Als Kathrin Oeser sechs Jahre später wieder das Dorf besucht, ist vieles anders geworden. Die Straße hat das Dorf erreicht, die Leute bauen Gemüse im Familienverband für den Markt in der nahen Provinzhauptstadt, im Tagetausch arbeiten nur noch die Armen. Die strikte Arbeitsteilung zwischen den Geschlechtern hat sich aufgelöst, und das Land steht nicht mehr allen zur Verfügung, sondern ist knappe Ressource geworden, die von großen Holzfirmen ausgebeutet wird.
Manche aus dem Dorf verdienen dran, und die anderen sehen hilflos zu. Der Islam und die Ordnung der Männer gewährt den Anschluss an die kosmopolitische Welt außerhalb des Dorfes, doch ohne die alten religiösen Werte zu gefährden, wie Oester betont; und der neue, individualistische Lebensstil gibt neue Freiheiten und Konsummöglichkeiten. Das, was an dem alten Leben wertvoll war, kann „Trin“ nur noch mit Geschichten am Leben halten – Erzählungen vom Lachen und den Gesängen der Freundinnen am Reisfeld, den Streifzügen des Tigerfängers durch den Wald und nächtliche Liebesgesänge.

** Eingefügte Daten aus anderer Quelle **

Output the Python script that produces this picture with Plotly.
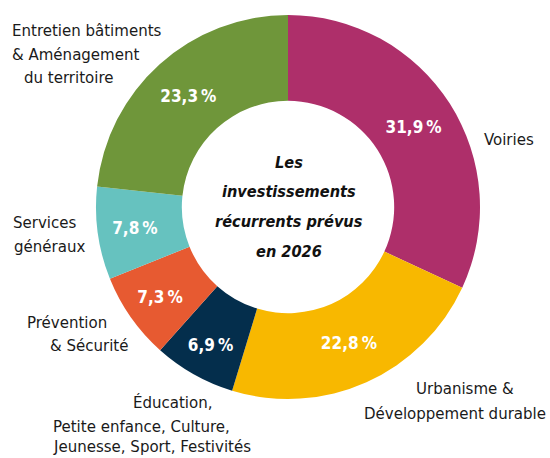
import plotly.graph_objects as go

# ---- data ----
categories = [
    "Voiries",
    "Urbanisme & Développement durable",
    "Éducation, Petite enfance, Culture, Jeunesse, Sport, Festivités",
    "Prévention & Sécurité",
    "Services généraux",
    "Entretien bâtiments & Aménagement du territoire",
]
values = [31.9, 22.8, 6.9, 7.3, 7.8, 23.3]
colors = ["#AE2F6A", "#F8B800", "#042E4C", "#E75A31", "#66C2BF", "#6F963A"]
label_lines = [
    ["Voiries"],
    ["Urbanisme &", "Développement durable"],
    ["Éducation,", "Petite enfance, Culture,", "Jeunesse, Sport, Festivités"],
    ["Prévention", "& Sécurité"],
    ["Services", "généraux"],
    ["Entretien bâtiments", "& Aménagement", "du territoire"],
]
center_lines = ["Les", "investissements", "récurrents prévus", "en 2026"]

pct_text = [f"{v:.1f}".replace(".", ",") + "\u202f%" for v in values]

# ---- layout helpers (pixel positions of label lines: center x, baseline y) ----
W, H = 550, 458
FONT = "DejaVu Sans Condensed, Liberation Sans Narrow, sans-serif"
label_pos = [
    [(508.5, 145)],
    [(465, 394), (454.5, 419)],
    [(172.5, 408), (141.5, 432), (151.5, 452)],
    [(67, 328), (89, 351)],
    [(44.5, 228), (49.5, 252)],
    [(86.7, 36), (75.8, 60), (68, 83)],
]
center_base = [168, 197, 227, 257]
LFS = 16.7
CFS = 16.2

cx, cy, R = 288, 207, 192
fig = go.Figure(
    go.Pie(
        labels=categories,
        values=values,
        text=pct_text,
        textinfo="text",
        textposition="inside",
        insidetextorientation="horizontal",
        textfont=dict(family=FONT, size=17, color="white", weight="bold"),
        marker=dict(colors=colors, line=dict(width=0)),
        hole=0.553,
        sort=False,
        direction="clockwise",
        rotation=0,
        showlegend=False,
        hoverinfo="label+percent",
        domain=dict(x=[(cx - R) / W, (cx + R) / W], y=[(H - cy - R) / H, (H - cy + R) / H]),
    )
)

annotations = []
for lines, poss in zip(label_lines, label_pos):
    for txt, (px, py) in zip(lines, poss):
        annotations.append(dict(
            x=px / W, y=1 - (py - 0.35 * LFS) / H, xref="paper", yref="paper",
            xanchor="center", yanchor="middle", showarrow=False, text=txt,
            font=dict(family=FONT, size=LFS, color="#1a1a1a"),
        ))
for txt, py in zip(center_lines, center_base):
    annotations.append(dict(
        x=288.5 / W, y=1 - (py - 0.35 * CFS) / H, xref="paper", yref="paper",
        xanchor="center", yanchor="middle", showarrow=False,
        text=f"<b><i>{txt}</i></b>",
        font=dict(family=FONT, size=CFS, color="#111111"),
    ))

fig.update_layout(
    width=W, height=H, autosize=False,
    margin=dict(l=0, r=0, t=0, b=0),
    paper_bgcolor="white", plot_bgcolor="white",
    annotations=annotations,
)
fig.write_html(
    "out.html",
    config={"displayModeBar": False},
    post_script="document.body.style.margin='0';document.body.style.overflow='hidden';",
)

Kathrin Oesters Buch ist ein Dokument einer vergehenden Welt, der Welt der Stammesgesellschaften. Es zeigt deutlich die Stärken und die Schwächen dieser aussterbenden Lebensformen. Anders als Jared Diamonds Buch „Vermächtnis. Was wir von traditionellen Gesellschaften lernen können“, das aus dem „Über-Blick“ des Fachmanns spricht, bringt sie die Leserinnen und Leser nahe heran an die Dorfwelt von Sungai Tenang.
Die Nähe der Beziehungen, in der die Menschen in dem Dorf leben, ist sowohl die Grundlage als auch das Ergebnis der Subsistenzwirtschaft. Subsistenz braucht, um zu funktionieren, eine territorial und personenmäßig überschaubare Situation, das wird deutlich am Beispiel Sungai Tenang. Die dafür nötige soziale Nähe ist durchaus ambivalent – denn sie setzt Regeln voraus, in der individuelle Lebenssituationen nicht wichtig sind. Persönliche Freiheit und individuelle Entwicklungschancen treten zurück zugunsten der Stabilisierung der Rollen im Austausch von Arbeit und Gütern, der Basis der Subsistenz.
Die Frage, die sich mir bei der Lektüre des Buches immer wieder aufdrängte, war: Ist es möglich, diese Nähe der Beziehungen zu verbinden mit persönlicher Freiheit und dem Anspruch, „selbst zu denken“? Grade weil Kathrin Oester sich selbst einbringt und ihre Situation reflektiert, werden diese Fragen sehr deutlich. Schon deswegen zahlt es sich aus, das Buch zu lesen – zudem es auch eine Liebeserklärung an eine vergangene Welt ist, in aller Ambivalenz.
Kathrin Oester: Ramadan im Regenwald. Aufzeichnungen aus einer matrilinearen Gesellschaft Zentralsumatras. Edition Trickster im Peter Hammer Verlag, Wuppertal 2011, 293 Seiten, 22 Euro.
Das hört sichn interessant und erschreckend an. Ich werde mir das Buch bestellen.
Aenne
hmhm, subsistenzwirtschaft ist tatsächlich eine ambivalente sache. einerseits ist es gut, autark zu sein und so viel wie möglich von dem, was man braucht, selbst anbauen zu können. es kann unabhängigkeit von cash-crops und unsicheren weltmarktpreisen bedeuten. andererseits ist man bei allem, was man nicht selbst herstellen kann, ganz schön aufgeschmissen. was soll man tun, wenn man z. b. medizinische hilfe benötigt und sie weder selbst leisten noch bezahlen kann?
und solche abgeschlossenen gesellschaften sind auch oft sehr auf sich selbst fixiert und zum teil auch sehr begrenzt und geschlossen … oder anders ausgedrückt: traditionell und konservativ. häufig bestimmen die etablierten, was richtig und was falsch ist. der anpassungsdruck kann unter umständen auch sehr hoch sein. man muss aufpassen, dass man das nicht romantisiert. aber das tut die autorin offenbar nicht, was ihre aufzeichnungen sicher lesenswert macht.